Petition for injunction. Before Judge Whitman. Fulton Superior Court. September 12, 1951.
Edna Henley Brogan Smith, Minnie Louise Brogan Wilson, and Nancy Maurine Brogan Holloway filed their petition against Mrs. Dan P. Brogan, in which it was alleged in substance: that the petitioners were non-residents of the State of Georgia and children by a first marriage of Dan P. Brogan, who died in Fulton County, Georgia, on January 28, 1949; that Dan P. Brogan died intestate, leaving the defendant in the court below as his widow by a second marriage, and one son as the issue of the second marriage; that he left an estate of the value of $40,000; that the defendant in the court below duly filed her petition in the Court of Ordinary of Fulton County, Georgia, seeking a year's support; that appraisers were duly appointed, and citations duly issued, of which proceedings the non-resident plaintiffs in the court below had no actual notice, after which the estate was set aside to Mrs.

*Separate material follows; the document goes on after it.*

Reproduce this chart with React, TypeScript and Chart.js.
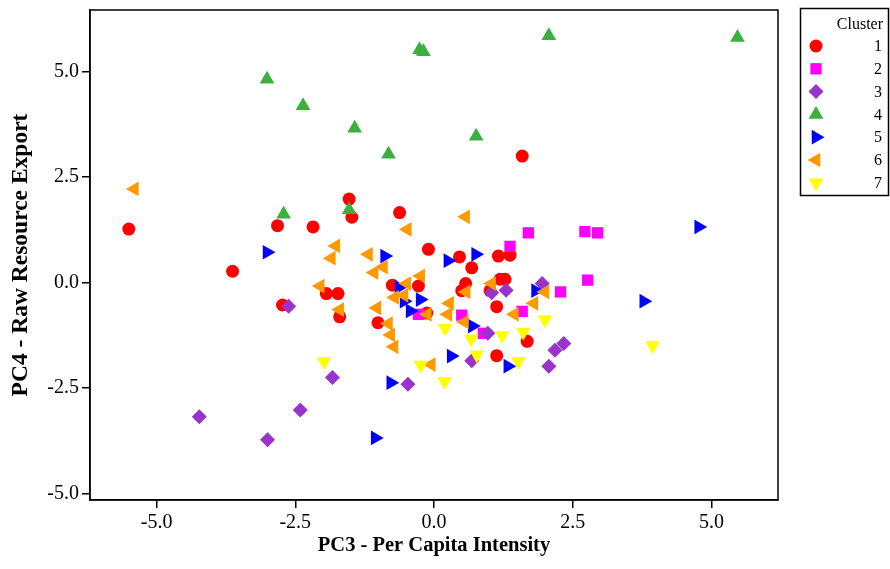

Dan P. Brogan as a year's support; that "all of the requirements of the Georgia law with respect to the allowance of a year's support, as set forth in Ga. Code (1933) Annotated, sections 113-1002, 113-1002.1, and 113-1005 were complied with by defendant but that plaintiff received no notice of said proceeding"; that the amount set aside as a year's support was grossly excessive and amounted to a fraud upon the court of ordinary; that "Petitioners aver that they are without an adequate remedy at law and that, unless this court of equity intervenes in their behalf, they will be irreparably damaged, and deprived of property without due process of law in violation of article I, paragraph III of the Constitution of Georgia and the Fourteenth Amendment of the Constitution of the United States." The prayers were for injunction, for judgment declaring that the judgment of the court of ordinary setting aside the year's support be set aside and declared void, and for general relief. The trial judge dismissed the petition on general demurrer, and the exception is to that judgment. Held:
If the plaintiffs in error were legally served with notice of the application for a year's support, the proper place and time to present the objections here urged was in the court of ordinary when the matter was heard and determined there. The petition in the instant case shows on its face that the plaintiffs in error were served in the manner provided by the law of Georgia. We find from the briefs filed in this court by counsel for the plaintiffs in error, and from that source only, that the contention now made is to the effect that the statute providing for service by publication (admittedly complied with) is unconstitutional as denying due process of law. The law in this State does not permit constitutional questions to be raised in this manner. "In order to raise a question as to the constitutionality of a statute, the statute which the party challenges, and the provisions of the Constitution alleged to have been violated, must both be clearly specified, and it must also be shown wherein the statute violates such constitutional provision." Manufacturers Trust Co. v. Wilby-Wincey Service Corp., 204 Ga. 273 (2) (49 S. E. 2d, 514), and cases cited. The petition in this case, as appears from the above statement of facts, falls far short of this wise requirement of our law. Ellis v. Hogan, 147 Ga. 609 (95 S. E. 4), cited and relied upon by the plaintiff in error, is not here applicable. There, the widow and stepmother violated an agreement which she had made with the children not to apply for a year's support. The court held it to be fraud. No such allegation appears in the petition now under consideration. It follows from what has been said above, the judgment sustaining the general demurrer was not error.
Nall & Sterne and Ralph R. Quillian, for plaintiffs.
Judgment affirmed. All the Justices concur. FEBRUARY 13, 1951. REHEARING DENIED MARCH 14, 1951.